**WHAT THE EXERCISE ASKS:** Everything from the line with "Clone this chart in Observable Plot." through the line with "const data = models.map((m, i)", inclusive, should be repeated exactly, except the pictures.

═══ AVAILABLE DATA ═══

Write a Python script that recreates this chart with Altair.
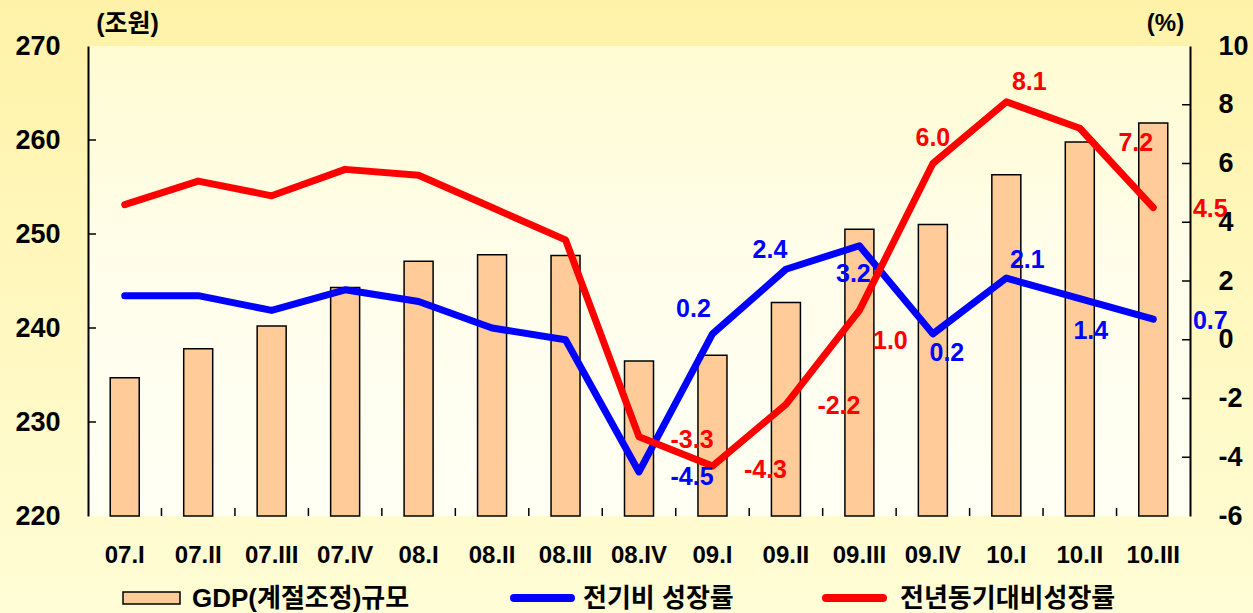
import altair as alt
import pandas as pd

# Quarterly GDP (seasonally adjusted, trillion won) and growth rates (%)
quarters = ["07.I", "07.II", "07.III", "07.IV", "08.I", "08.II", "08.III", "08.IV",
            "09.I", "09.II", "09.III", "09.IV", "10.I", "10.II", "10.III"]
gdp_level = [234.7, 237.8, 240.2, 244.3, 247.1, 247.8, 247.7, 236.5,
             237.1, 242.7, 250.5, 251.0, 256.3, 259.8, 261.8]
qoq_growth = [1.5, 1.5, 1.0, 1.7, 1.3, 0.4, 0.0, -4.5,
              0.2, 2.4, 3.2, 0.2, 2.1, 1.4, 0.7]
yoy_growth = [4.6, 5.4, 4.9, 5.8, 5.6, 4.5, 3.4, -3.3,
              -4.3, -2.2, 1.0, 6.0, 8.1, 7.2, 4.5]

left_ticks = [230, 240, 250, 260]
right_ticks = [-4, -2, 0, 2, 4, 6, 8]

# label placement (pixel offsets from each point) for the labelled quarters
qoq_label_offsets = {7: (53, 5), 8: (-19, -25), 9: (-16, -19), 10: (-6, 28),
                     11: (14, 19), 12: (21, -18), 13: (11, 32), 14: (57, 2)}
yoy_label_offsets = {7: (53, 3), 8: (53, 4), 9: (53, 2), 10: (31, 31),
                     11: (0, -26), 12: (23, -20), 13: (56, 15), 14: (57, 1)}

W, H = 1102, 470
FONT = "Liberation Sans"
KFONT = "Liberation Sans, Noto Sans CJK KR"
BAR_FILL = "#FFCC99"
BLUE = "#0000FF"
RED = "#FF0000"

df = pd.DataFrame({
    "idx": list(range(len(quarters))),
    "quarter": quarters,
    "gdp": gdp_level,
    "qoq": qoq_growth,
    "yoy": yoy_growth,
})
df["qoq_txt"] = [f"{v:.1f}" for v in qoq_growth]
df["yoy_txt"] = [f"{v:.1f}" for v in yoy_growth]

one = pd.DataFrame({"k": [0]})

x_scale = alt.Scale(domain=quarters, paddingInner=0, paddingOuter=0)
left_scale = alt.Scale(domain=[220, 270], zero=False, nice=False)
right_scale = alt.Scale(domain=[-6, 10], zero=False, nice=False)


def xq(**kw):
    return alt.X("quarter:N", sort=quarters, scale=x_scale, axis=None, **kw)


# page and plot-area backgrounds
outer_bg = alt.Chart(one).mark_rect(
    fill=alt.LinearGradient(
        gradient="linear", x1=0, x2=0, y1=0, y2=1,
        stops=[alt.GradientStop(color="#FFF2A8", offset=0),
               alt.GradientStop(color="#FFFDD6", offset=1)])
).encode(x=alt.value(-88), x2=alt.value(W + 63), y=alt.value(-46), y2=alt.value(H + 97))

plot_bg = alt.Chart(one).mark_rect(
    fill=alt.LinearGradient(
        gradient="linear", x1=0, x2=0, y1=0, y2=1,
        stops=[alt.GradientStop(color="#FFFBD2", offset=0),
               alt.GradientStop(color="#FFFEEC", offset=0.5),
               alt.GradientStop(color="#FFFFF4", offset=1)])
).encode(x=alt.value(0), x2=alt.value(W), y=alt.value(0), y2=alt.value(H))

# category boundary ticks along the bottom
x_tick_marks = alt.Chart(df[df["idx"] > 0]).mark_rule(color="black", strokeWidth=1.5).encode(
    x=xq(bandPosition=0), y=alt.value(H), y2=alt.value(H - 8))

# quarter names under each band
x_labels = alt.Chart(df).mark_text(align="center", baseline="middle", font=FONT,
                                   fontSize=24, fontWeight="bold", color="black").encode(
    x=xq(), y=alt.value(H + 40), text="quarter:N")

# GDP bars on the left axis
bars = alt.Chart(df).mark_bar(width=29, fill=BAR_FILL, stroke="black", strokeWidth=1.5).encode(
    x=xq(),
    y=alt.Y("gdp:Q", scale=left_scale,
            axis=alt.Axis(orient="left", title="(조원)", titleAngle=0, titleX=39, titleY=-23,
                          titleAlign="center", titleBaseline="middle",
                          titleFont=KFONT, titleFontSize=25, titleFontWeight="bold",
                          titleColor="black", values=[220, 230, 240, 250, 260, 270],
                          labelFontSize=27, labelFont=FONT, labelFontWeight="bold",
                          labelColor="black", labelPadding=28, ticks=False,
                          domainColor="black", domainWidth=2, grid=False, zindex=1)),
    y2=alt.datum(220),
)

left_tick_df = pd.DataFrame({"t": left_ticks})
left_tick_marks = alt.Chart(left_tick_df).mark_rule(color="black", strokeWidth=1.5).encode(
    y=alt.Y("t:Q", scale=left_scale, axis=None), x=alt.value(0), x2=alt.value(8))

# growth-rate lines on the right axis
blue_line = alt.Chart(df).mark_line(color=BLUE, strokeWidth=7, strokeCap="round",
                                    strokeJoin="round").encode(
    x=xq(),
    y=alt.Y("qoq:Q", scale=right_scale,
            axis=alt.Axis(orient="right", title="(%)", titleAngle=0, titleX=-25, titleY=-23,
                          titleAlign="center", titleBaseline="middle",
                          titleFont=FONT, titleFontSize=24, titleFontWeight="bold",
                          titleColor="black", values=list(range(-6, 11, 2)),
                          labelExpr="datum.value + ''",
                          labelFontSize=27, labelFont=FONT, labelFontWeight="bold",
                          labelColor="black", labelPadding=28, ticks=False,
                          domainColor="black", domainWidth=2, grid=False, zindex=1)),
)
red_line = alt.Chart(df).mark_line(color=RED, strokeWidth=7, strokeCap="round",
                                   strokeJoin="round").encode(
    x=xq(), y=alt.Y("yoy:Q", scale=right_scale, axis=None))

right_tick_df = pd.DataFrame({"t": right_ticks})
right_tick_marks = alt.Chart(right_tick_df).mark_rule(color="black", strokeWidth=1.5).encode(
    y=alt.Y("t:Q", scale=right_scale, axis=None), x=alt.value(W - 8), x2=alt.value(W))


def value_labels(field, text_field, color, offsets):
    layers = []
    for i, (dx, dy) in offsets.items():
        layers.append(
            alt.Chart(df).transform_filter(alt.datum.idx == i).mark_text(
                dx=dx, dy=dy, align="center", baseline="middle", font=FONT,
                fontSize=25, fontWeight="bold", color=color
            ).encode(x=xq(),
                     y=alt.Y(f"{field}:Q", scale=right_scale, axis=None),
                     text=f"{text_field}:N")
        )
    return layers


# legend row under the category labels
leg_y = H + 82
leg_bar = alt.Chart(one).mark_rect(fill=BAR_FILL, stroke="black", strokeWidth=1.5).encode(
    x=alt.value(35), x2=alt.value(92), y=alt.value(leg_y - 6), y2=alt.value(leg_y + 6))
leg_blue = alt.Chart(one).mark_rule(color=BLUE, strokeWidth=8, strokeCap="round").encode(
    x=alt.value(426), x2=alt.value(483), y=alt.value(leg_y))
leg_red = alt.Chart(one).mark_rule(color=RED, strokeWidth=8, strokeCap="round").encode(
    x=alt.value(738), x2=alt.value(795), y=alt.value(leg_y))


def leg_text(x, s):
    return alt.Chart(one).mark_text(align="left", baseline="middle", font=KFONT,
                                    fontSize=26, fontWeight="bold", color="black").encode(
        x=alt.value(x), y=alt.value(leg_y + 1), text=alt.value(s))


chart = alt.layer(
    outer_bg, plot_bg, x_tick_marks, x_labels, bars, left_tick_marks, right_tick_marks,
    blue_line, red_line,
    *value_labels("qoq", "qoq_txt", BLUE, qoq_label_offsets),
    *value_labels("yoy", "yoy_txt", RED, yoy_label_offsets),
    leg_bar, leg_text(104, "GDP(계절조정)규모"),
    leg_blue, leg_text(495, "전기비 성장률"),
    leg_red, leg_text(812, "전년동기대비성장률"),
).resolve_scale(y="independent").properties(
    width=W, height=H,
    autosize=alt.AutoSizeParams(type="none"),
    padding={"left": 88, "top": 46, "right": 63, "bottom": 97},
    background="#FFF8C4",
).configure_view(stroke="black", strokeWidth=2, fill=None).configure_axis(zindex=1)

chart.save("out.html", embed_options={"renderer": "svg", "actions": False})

═══
═══ AVAILABLE DATA ═══

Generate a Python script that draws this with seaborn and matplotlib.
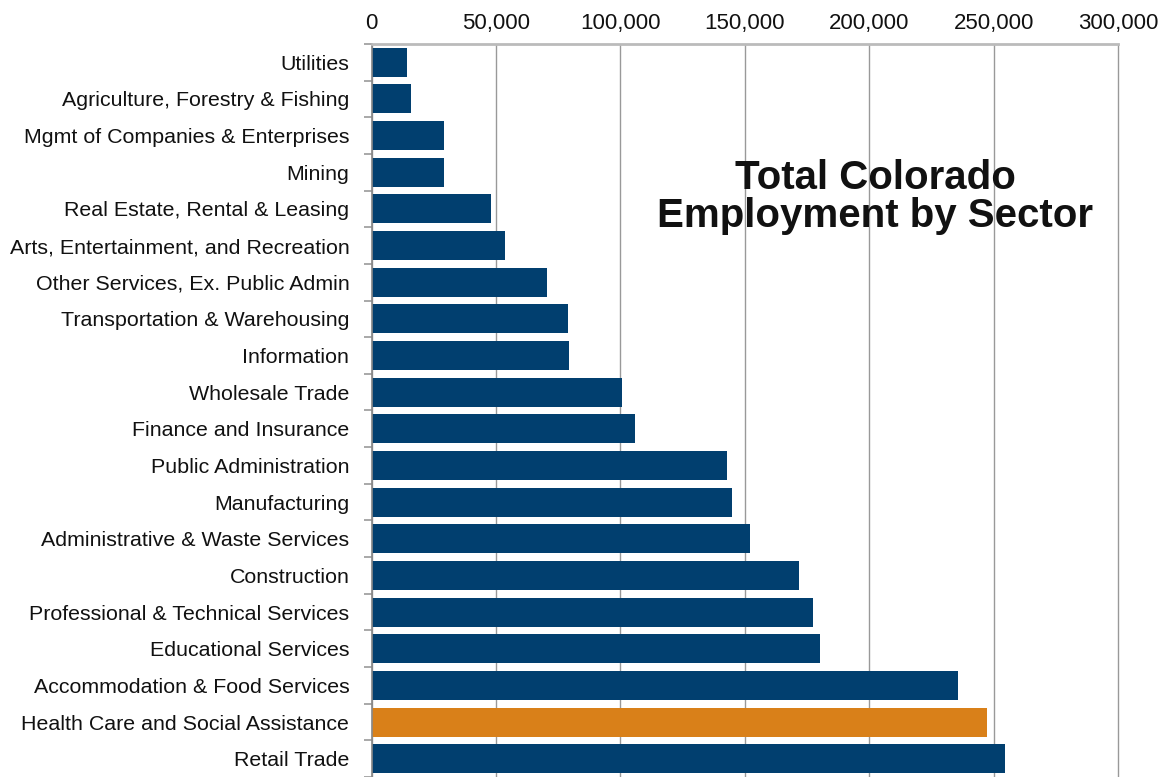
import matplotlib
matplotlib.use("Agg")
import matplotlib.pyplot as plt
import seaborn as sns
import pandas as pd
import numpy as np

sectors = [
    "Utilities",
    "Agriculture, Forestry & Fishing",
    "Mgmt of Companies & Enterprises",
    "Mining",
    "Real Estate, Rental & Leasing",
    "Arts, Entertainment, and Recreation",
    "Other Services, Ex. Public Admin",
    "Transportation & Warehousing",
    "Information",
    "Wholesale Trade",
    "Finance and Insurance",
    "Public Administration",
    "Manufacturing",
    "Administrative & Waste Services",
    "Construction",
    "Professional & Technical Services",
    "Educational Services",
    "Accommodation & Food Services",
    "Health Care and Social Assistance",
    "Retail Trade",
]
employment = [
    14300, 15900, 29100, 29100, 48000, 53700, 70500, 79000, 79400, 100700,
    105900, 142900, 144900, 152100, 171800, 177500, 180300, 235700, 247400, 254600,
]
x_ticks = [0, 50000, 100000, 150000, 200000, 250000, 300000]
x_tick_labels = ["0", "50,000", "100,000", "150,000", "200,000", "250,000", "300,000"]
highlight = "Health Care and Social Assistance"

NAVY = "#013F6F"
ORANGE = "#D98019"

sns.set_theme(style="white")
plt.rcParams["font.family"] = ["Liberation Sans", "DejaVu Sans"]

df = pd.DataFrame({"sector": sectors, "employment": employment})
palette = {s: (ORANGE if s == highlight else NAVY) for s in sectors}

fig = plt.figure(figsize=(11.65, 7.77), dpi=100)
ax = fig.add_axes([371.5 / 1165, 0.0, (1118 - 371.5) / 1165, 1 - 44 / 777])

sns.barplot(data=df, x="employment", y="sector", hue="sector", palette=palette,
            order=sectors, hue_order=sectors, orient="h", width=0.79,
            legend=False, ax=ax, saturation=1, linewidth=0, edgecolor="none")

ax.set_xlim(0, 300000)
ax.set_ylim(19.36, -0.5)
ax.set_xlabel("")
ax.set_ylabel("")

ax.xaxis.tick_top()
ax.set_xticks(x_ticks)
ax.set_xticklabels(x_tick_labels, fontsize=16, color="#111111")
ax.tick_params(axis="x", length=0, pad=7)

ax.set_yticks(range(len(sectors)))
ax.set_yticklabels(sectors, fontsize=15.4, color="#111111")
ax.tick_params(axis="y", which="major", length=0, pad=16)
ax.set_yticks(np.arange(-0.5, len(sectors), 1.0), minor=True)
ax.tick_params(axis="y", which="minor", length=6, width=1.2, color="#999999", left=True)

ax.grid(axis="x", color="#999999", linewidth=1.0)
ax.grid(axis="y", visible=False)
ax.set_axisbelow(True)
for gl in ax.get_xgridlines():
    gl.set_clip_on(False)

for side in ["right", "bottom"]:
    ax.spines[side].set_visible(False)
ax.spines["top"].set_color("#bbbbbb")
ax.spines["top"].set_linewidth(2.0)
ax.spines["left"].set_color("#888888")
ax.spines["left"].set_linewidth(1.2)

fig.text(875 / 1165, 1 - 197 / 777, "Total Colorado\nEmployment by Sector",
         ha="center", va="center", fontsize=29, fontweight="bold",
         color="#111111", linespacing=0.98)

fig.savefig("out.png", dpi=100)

═══
═══ AVAILABLE DATA ═══

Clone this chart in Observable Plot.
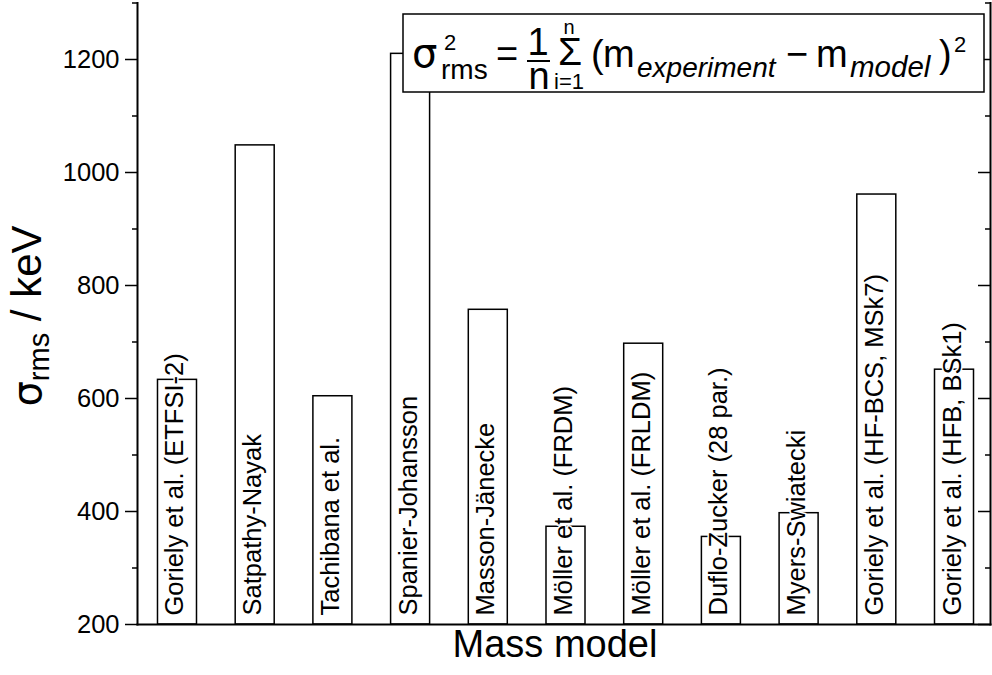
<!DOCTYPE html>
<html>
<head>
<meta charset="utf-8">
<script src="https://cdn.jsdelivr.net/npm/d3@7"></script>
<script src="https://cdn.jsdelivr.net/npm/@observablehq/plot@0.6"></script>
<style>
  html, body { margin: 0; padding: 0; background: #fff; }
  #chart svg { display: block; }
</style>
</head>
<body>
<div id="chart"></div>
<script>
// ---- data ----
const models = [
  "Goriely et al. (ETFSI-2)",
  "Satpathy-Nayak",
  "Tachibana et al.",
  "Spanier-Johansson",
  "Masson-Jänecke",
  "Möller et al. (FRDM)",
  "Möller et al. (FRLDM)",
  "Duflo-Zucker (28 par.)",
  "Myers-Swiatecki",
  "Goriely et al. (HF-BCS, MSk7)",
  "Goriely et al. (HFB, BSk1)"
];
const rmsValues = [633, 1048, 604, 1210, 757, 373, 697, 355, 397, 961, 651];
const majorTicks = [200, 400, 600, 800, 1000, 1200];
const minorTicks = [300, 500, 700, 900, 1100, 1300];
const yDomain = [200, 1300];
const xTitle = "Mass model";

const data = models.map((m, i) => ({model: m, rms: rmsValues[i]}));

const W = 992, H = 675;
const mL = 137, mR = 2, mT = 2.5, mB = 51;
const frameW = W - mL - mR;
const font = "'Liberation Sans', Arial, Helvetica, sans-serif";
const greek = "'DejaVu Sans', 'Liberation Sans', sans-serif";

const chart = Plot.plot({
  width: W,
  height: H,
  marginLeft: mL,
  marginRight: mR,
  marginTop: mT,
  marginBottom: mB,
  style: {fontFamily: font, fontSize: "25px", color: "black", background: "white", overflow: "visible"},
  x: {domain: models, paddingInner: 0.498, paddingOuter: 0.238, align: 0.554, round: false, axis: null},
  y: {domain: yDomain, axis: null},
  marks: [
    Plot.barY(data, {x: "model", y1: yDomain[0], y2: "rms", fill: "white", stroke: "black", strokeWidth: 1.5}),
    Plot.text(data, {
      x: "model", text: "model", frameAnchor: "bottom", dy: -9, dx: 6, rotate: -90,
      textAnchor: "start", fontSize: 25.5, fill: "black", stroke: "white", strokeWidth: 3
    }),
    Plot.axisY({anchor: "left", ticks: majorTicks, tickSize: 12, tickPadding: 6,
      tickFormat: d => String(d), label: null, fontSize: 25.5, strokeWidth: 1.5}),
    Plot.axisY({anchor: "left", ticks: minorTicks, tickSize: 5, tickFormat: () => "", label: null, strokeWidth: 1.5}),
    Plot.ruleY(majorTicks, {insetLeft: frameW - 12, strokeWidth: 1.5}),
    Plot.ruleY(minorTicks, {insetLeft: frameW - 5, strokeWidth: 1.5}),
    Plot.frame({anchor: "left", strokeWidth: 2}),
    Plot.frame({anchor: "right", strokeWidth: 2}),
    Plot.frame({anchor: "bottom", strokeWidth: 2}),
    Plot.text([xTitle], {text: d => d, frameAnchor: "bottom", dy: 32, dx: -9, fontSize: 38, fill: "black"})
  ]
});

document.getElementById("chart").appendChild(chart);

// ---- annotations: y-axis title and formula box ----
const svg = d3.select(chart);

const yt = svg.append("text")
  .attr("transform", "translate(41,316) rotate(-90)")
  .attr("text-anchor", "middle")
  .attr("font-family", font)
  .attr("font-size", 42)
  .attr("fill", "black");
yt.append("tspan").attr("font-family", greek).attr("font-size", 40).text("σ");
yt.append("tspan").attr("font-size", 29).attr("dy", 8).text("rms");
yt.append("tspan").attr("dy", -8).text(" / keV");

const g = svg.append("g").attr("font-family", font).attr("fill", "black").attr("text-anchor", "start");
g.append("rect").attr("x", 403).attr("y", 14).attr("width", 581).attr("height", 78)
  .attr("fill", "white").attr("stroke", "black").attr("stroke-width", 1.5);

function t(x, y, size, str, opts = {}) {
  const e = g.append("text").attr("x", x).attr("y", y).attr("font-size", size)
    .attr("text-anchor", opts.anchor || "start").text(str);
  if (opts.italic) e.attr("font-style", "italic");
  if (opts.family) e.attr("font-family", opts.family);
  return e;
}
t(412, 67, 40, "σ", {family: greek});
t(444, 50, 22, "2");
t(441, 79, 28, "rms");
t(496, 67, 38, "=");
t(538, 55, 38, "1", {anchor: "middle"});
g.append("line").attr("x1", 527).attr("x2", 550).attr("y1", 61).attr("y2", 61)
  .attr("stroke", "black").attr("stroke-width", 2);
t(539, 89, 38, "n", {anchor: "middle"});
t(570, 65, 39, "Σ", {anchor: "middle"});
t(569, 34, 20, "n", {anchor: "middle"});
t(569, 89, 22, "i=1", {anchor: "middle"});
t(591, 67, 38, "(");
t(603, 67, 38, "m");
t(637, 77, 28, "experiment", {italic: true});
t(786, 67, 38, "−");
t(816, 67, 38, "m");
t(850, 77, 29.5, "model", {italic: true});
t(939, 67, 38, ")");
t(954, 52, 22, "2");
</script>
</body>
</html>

═══

**TASK RESULT:**
Clone this chart in Observable Plot.
<!DOCTYPE html>
<html>
<head>
<meta charset="utf-8">
<script src="https://cdn.jsdelivr.net/npm/d3@7"></script>
<script src="https://cdn.jsdelivr.net/npm/@observablehq/plot@0.6"></script>
<style>
  html, body { margin: 0; padding: 0; background: #fff; }
  #chart svg { display: block; }
</style>
</head>
<body>
<div id="chart"></div>
<script>
// ---- data ----
const models = [
  "Goriely et al. (ETFSI-2)",
  "Satpathy-Nayak",
  "Tachibana et al.",
  "Spanier-Johansson",
  "Masson-Jänecke",
  "Möller et al. (FRDM)",
  "Möller et al. (FRLDM)",
  "Duflo-Zucker (28 par.)",
  "Myers-Swiatecki",
  "Goriely et al. (HF-BCS, MSk7)",
  "Goriely et al. (HFB, BSk1)"
];
const rmsValues = [633, 1048, 604, 1210, 757, 373, 697, 355, 397, 961, 651];
const majorTicks = [200, 400, 600, 800, 1000, 1200];
const minorTicks = [300, 500, 700, 900, 1100, 1300];
const yDomain = [200, 1300];
const xTitle = "Mass model";

const data = models.map((m, i) => ({model: m, rms: rmsValues[i]}));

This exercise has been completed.